WHY SPECIAL FORCES SELECTION MUST ALWAYS REMAIN THE ULTIMATE SOLDIERING CHALLENGE?
PART 1. Introduction
The opening of a four week inquest into the deaths of 3 army reserve candidates attempting SAS (R)Selection coincided with the death of a Royal Marine trainee undergoing the final Commando Test, the 30 miler.
The wider public has long been fascinated by what recruits are put through during Special Forces training, which has arguably the most demanding Selection process in the world. While ‘inclusivity’ is encouraged in many a workplace, the SAS, and other military elites, seek the opposite. Naturally, when it all goes wrong such incidents draw attention to the extreme level of hardship associated with elite military training, and prompt inevitable questions as to whether fatalities like these are avoidable in the pursuit of ‘elitism.’ As the Telegraph’s defence correspondent Ben Farmer pointed out on 1st June 2015, “Britain’s Special Forces have already reportedly been ordered to soften their selection exercises after [the SAS training] deaths”. Similar demands may now be placed on Royal Marine training following any inquest that may take place.

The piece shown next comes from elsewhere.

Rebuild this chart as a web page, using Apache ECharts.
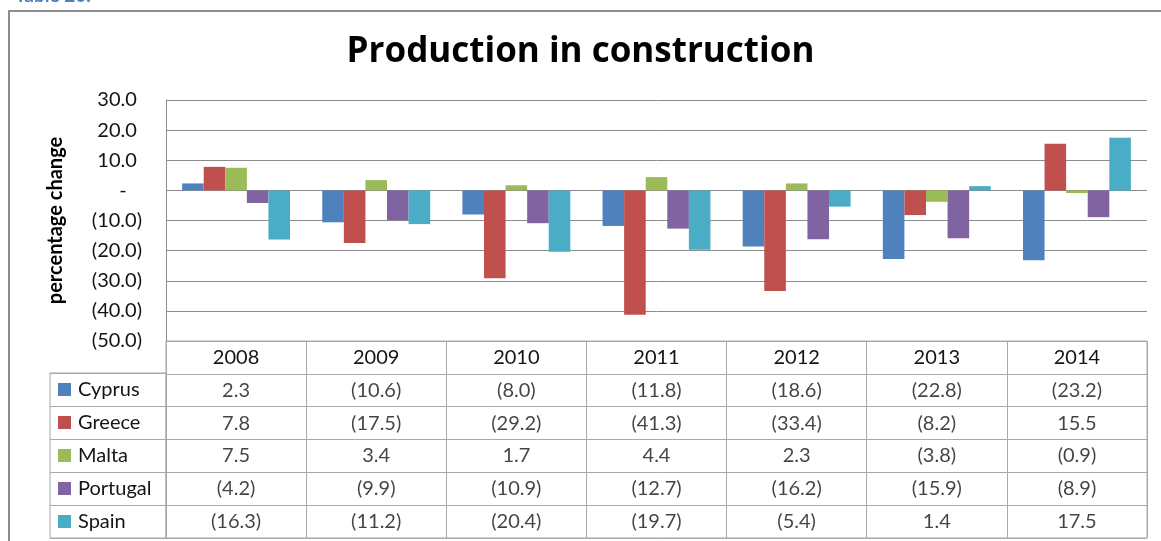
<!DOCTYPE html>
<html>
<head>
<meta charset="utf-8">
<script src="https://cdn.jsdelivr.net/npm/echarts@6/dist/echarts.min.js"></script>
<style>
html,body{margin:0;padding:0;background:#fff;}
#main{width:1161px;height:541px;}
</style>
</head>
<body>
<div id="main"></div>
<script>
// data
var years = ['2008', '2009', '2010', '2011', '2012', '2013', '2014'];
var countries = ['Cyprus', 'Greece', 'Malta', 'Portugal', 'Spain'];
var cyprus = [2.3, -10.6, -8.0, -11.8, -18.6, -22.8, -23.2];
var greece = [7.8, -17.5, -29.2, -41.3, -33.4, -8.2, 15.5];
var malta = [7.5, 3.4, 1.7, 4.4, 2.3, -3.8, -0.9];
var portugal = [-4.2, -9.9, -10.9, -12.7, -16.2, -15.9, -8.9];
var spain = [-16.3, -11.2, -20.4, -19.7, -5.4, 1.4, 17.5];
var colors = ['#4f81bd', '#c0504d', '#9bbb59', '#8064a2', '#4bacc6'];

var values = [cyprus, greece, malta, portugal, spain];
var FONT = 'Lato';
var txtColor = '#141414';
var tableLine = '#a9a9a9';

function fmt(v){
	if(v < 0) return '(' + Math.abs(v).toFixed(1) + ')';
	if(v === 0) return '-   ';
	return v.toFixed(1) + ' ';
}

// bar series
var barSeries = countries.map(function(name, i){
	return {
		name: name,
		type: 'bar',
		xAxisIndex: 0,
		yAxisIndex: 0,
		data: values[i],
		barGap: '0%',
		barCategoryGap: '23%',
		itemStyle: {color: colors[i]},
		silent: true
	};
});

// table cells
var cells = [];
countries.forEach(function(name, i){
	years.forEach(function(y, j){
		cells.push([y, name, values[i][j]]);
	});
});

var rich = {t: {fontFamily: FONT, fontSize: 20, color: txtColor, padding: [0, 0, 0, 7]}};
colors.forEach(function(c, i){
	rich['c' + i] = {width: 13, height: 13, backgroundColor: c};
});

var chart = echarts.init(document.getElementById('main'));
var option = {
	animation: false,
	title: [{
		text: 'Production in construction',
		left: 'center',
		top: 30,
		textStyle: {fontFamily: 'Open Sans', fontSize: 35, fontWeight: 'bold', color: '#000'}
	},{
		text: 'Table 20.',
		left: 10,
		top: -19,
		textStyle: {fontFamily: FONT, fontSize: 19, fontWeight: 'bold', color: '#4f81bd'}
	}],
	graphic: [{
		type: 'rect',
		shape: {x: 9, y: 11, width: 1200, height: 600},
		style: {fill: null, stroke: '#8c8c8c', lineWidth: 2},
		silent: true
	}],
	grid: [
		{left: 166, right: 14, top: 100, height: 241},
		{left: 166, right: 14, top: 341, bottom: 3, show: true, borderColor: tableLine, borderWidth: 1},
		{left: 50, width: 116, top: 373, bottom: 3, show: true, borderColor: tableLine, borderWidth: 1}
	],
	xAxis: [{
		gridIndex: 0,
		type: 'category',
		data: years,
		axisLine: {show: false},
		axisTick: {show: false},
		axisLabel: {show: false}
	},{
		gridIndex: 1,
		type: 'category',
		data: years,
		position: 'top',
		axisLine: {show: false},
		axisTick: {show: false},
		axisLabel: {inside: true, margin: 7, fontFamily: FONT, fontSize: 20, color: txtColor},
		splitLine: {show: true, lineStyle: {color: tableLine, width: 1}}
	},{
		gridIndex: 2,
		type: 'value',
		show: false
	}],
	yAxis: [{
		gridIndex: 0,
		type: 'value',
		min: -50,
		max: 30,
		interval: 10,
		name: 'percentage change',
		nameLocation: 'middle',
		nameGap: 100,
		nameTextStyle: {fontFamily: FONT, fontSize: 20, fontWeight: 'bold', color: '#000'},
		axisLine: {show: true, lineStyle: {color: '#8c8c8c', width: 1}},
		axisTick: {show: false},
		axisLabel: {margin: 24, fontFamily: FONT, fontSize: 20, color: txtColor, formatter: fmt},
		splitLine: {show: true, lineStyle: {color: '#8c8c8c', width: 1}}
	},{
		gridIndex: 1,
		type: 'category',
		data: [''].concat(countries),
		inverse: true,
		axisLine: {show: false},
		axisTick: {show: false},
		axisLabel: {show: false},
		splitLine: {show: true, lineStyle: {color: tableLine, width: 1}}
	},{
		gridIndex: 2,
		type: 'category',
		data: countries,
		inverse: true,
		axisLine: {show: false},
		axisTick: {show: false},
		axisLabel: {
			inside: true,
			margin: 8,
			align: 'left',
			formatter: function(v, i){ return '{c' + i + '|}{t|' + v + '}'; },
			rich: rich
		},
		splitLine: {show: true, lineStyle: {color: tableLine, width: 1}}
	}],
	series: barSeries.concat([{
		type: 'scatter',
		xAxisIndex: 1,
		yAxisIndex: 1,
		data: cells,
		symbolSize: 1,
		itemStyle: {color: 'rgba(0,0,0,0)'},
		silent: true,
		label: {
			show: true,
			position: 'inside',
			fontFamily: FONT,
			fontSize: 20,
			color: txtColor,
			formatter: function(p){ return fmt(p.value[2]).trim(); }
		}
	}])
};
chart.setOption(option);
</script>
</body>
</html>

In times like this, thoughts go out primarily to the immediate family of this as yet unnamed young Royal trainee, as well as those of Roberts, Dunsby and Maher, all who had respective dreams of becoming a Commando or Blade. But my thoughts also go out to their parent units and wider Royal Marines family who will feel a profound sense of loss at the death of one of their own.

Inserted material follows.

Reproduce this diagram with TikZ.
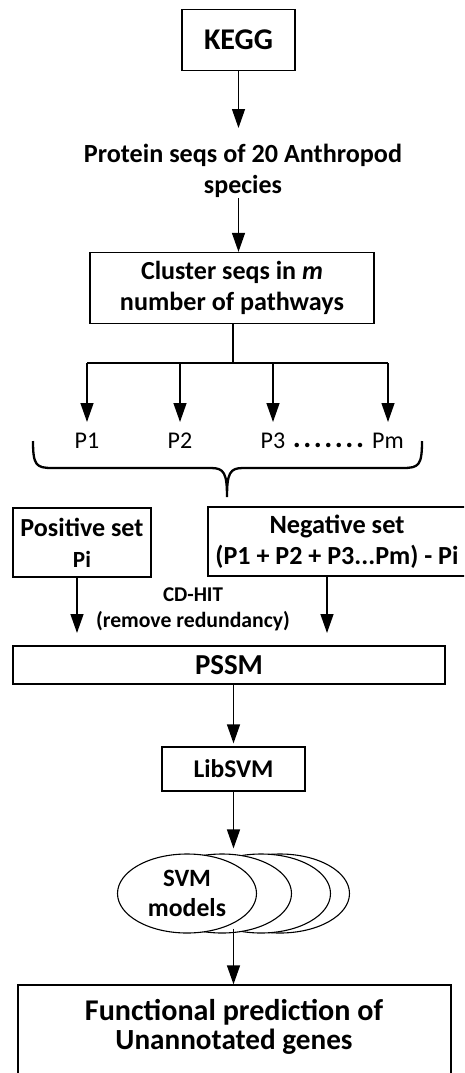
\documentclass[tikz,border=0pt]{standalone}
\usepackage{fontspec}
\usepackage{graphicx}
\setmainfont{Carlito}
\usetikzlibrary{arrows.meta,shapes.geometric}
\newcommand\fw[2]{\resizebox{#1pt}{!}{#2}}
\begin{document}
\begin{tikzpicture}[x=1pt,y=-1pt,line width=1.3pt,
  >={Triangle[length=19pt,width=13pt]},
  boxnode/.style={draw,rectangle,inner sep=0pt,align=center},
  bf/.style 2 args={font=\bfseries\fontsize{#1}{#2}\selectfont},
  plab/.style={font=\fontsize{24}{26}\selectfont,anchor=north,inner xsep=1pt,inner ysep=10pt},
  ell/.style={draw,ellipse,fill=white,minimum width=139pt,minimum height=79pt,inner sep=0pt,line width=1.1pt}]
\useasboundingbox (0,0) rectangle (464,1073);
\clip (0,0) rectangle (464,1073);

\node[boxnode,minimum width=113pt,minimum height=61pt,bf={30}{35}] (kegg) at (238.5,40) {\fw{69}{KEGG}};
\node[align=center,bf={26}{31}] (prot) at (243,170.5) {\fw{318}{Protein seqs of 20 Anthropod}\\\fw{78}{species}};
\node[boxnode,minimum width=284pt,minimum height=71pt,bf={26}{31}] (clus) at (232,288) {\fw{182}{Cluster seqs in \textit{m}}\\\fw{224}{number of pathways}};

\coordinate (kend) at (238.5,128);
\coordinate (pstart) at (238.5,198);
\draw[->] (kegg.south) -- (kend);
\draw[->] (pstart) -- (clus.north -| pstart);

\coordinate (split) at (233,363);
\node[plab] (p1) at (87,422) {P1};
\node[plab] (p2) at (180,422) {P2};
\node[plab] (p3) at (273,422) {P3};
\node[plab] (pm) at (388,422) {Pm};
\node[font=\bfseries\fontsize{30}{32}\selectfont,inner sep=0pt] (dots) at (328.5,445) {.\kern2.5pt.\kern2.5pt.\kern2.5pt.\kern2.5pt.\kern2.5pt.\kern2.5pt.};

\draw (clus.south -| split) -- (split);
\draw (p1.north |- split) -- (pm.north |- split);
\draw[->] (p1.north |- split) -- (p1.north);
\draw[->] (p2.north |- split) -- (p2.north);
\draw[->] (p3.north |- split) -- (p3.north);
\draw[->] (pm.north |- split) -- (pm.north);

\coordinate (btip) at (227,497);
\draw[line width=2.3pt] (33,441) .. controls (33,465) and (36,468) .. (52,468) -- (211,468)
  .. controls (224,468) and (227,473) .. (btip)
  .. controls (227,473) and (230,468) .. (243,468) -- (403,468)
  .. controls (419,468) and (422,465) .. (422,441);

\node[boxnode,minimum width=138pt,minimum height=69pt,bf={26}{31}] (pos) at (82,542.5) {\fw{123}{Positive set}\\\fw{18}{Pi}};
\node[boxnode,minimum width=258pt,minimum height=69pt,bf={26}{31}] (neg) at (337,541.5) {\fw{135}{Negative set}\\\fw{243}{(P1 + P2 + P3...Pm) - Pi}};

\node[align=center,bf={21}{26}] (cdhit) at (193,609) {\fw{60}{CD-HIT}\\\fw{194}{(remove redundancy)}};

\coordinate (pe) at (77,633);
\coordinate (ne) at (327,633);
\draw[->] (pos.south -| pe) -- (pe);
\draw[->] (neg.south -| ne) -- (ne);

\node[boxnode,minimum width=432pt,minimum height=38pt,bf={29}{32}] (pssm) at (229,665) {\fw{68}{PSSM}};
\node[boxnode,minimum width=143pt,minimum height=44pt,bf={25}{28}] (lib) at (233.5,769) {\fw{80}{LibSVM}};
\draw[->,shorten >=3pt] (pssm.south -| lib.north) -- (lib.north);

\node[ell] (e4) at (280,893.5) {};
\node[ell] (e3) at (261,893.5) {};
\node[ell] (e2) at (222,893.5) {};
\node[ell,align=center,bf={26}{30}] (e1) at (187,893.5) {\fw{48}{SVM}\\\fw{78}{models}};
\draw[->,shorten >=5pt] (lib.south) -- (lib.south |- e1.north);

\node[draw,rectangle,minimum width=433pt,minimum height=120pt,inner sep=0pt] (fpbox) at (234.5,1045) {};
\node[align=center,bf={30}{29}] (fptext) at (234,1027) {\fw{298}{Functional prediction of}\\\fw{237}{Unannotated genes}};
\draw[->] (lib.south |- e1.south) ++(0,-5) coordinate (es) -- (fpbox.north -| es);
\end{tikzpicture}
\end{document}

‘’Royal Marine Training is gruelling but must remain so’’ was the headline in former Royal Marine Mark Time’s thought provoking piece following the death of a trainee on the 30 miler Commando Test. http://www.telegraph.co.uk/men/thinking-man/11643558/Royal-Marines-training-is-gruelling-but-it-must-remain-so.html It’s never easy to articulate any sort of justification for the extreme demands imposed on candidates for entry into elite military units, certainly not any that the general public or an occasionally cut throat media would sympathise with, support or ever fully understand. To really know and understand you’d have to have been through the system and lived and breathed it as written word or any other attempt to explain or justify would always fall short. To address the current inquest, Special Forces Selection has always remained that great unknown and that’s the thing with the unknown, it has this capacity to make people feel threatened or uncomfortable and that tends to breed hostility, resentment and antipathy. In some instances there will be bodies who will want to attack and break down that ‘unknown’ so that it fits with whatever paradigm makes them feel comfortable or morally or ethically right with the regard to the right to life. Health and Safety will now be building a case and waiting patiently like a sniper, an omnipotent force that even the SAS and SBS will be unable to resist.
We now have a coroner’s inquest into the 2013 deaths of the three candidates on SAS Selection, the press are having a field day with misleading headlines and cut and paste quotes of evidence given from SAS soldiers and Regimental support staff from behind closed screens and under the scrutiny of a coroner. Some of the more accusatory testimony has come from perhaps somewhat biased candidates who failed the summer 2013 Selection course and the media have of course been generous in allocating column space and associated headlines to what these young men had to say. Inspired by Time’s own defence of the rigours of Commando training I felt compelled to defend the Special Forces Selection process and hopefully in the process dispel a few of the wild myths and inaccuracies that have emerged from the inquest and subsequent media reports. This is no easy task as Selection, for all its simplicity, has many variables, some of which can be controlled and others that are untameable, especially so if entry in to UK Special Forces is to remain the ultimate soldiering challenge.
WHAT IS AN SAS / SBS TEST MARCH?
Each test march is essentially a TAB (Tactical Advance to Battle). In the Special Forces context the exercise replicates advancing in small teams from the point of strategic insertion towards the theatre of operations while remaining undetected. By definition the main part of the mission commences once the TAB has been completed. The ability to TAB is essential to SAS/SBS soldiers and other elite military units such as the Parachute Regiment and Royal Marine Commandos who are required to cover large distances at speed over arduous terrain while being completely self-sustained (carrying extremely heavy loads made up of essential personal equipment, weaponry and ammunition supplies, radio communication devices, survival provisions and food and water). If a trooper/marine is unable through injury, poor personal administration or lack of fitness to be operationally effective and fulfil his role, he will become a liability and have put others’ lives in jeopardy. The ability to TAB, is therefore the bread and butter of the Special Forces soldier.
The nuts and bolts of these marches are so simple. Carry all you need over a certain distance. No man made obstacles or tricks, just man against nature, pitted against the unforgiving elements and the unapologetic and silent adversary of rock and earth. But simple does not mean easy. Simple can also be primeval, brutal… all the mental & physical excess swept away by absolute necessity.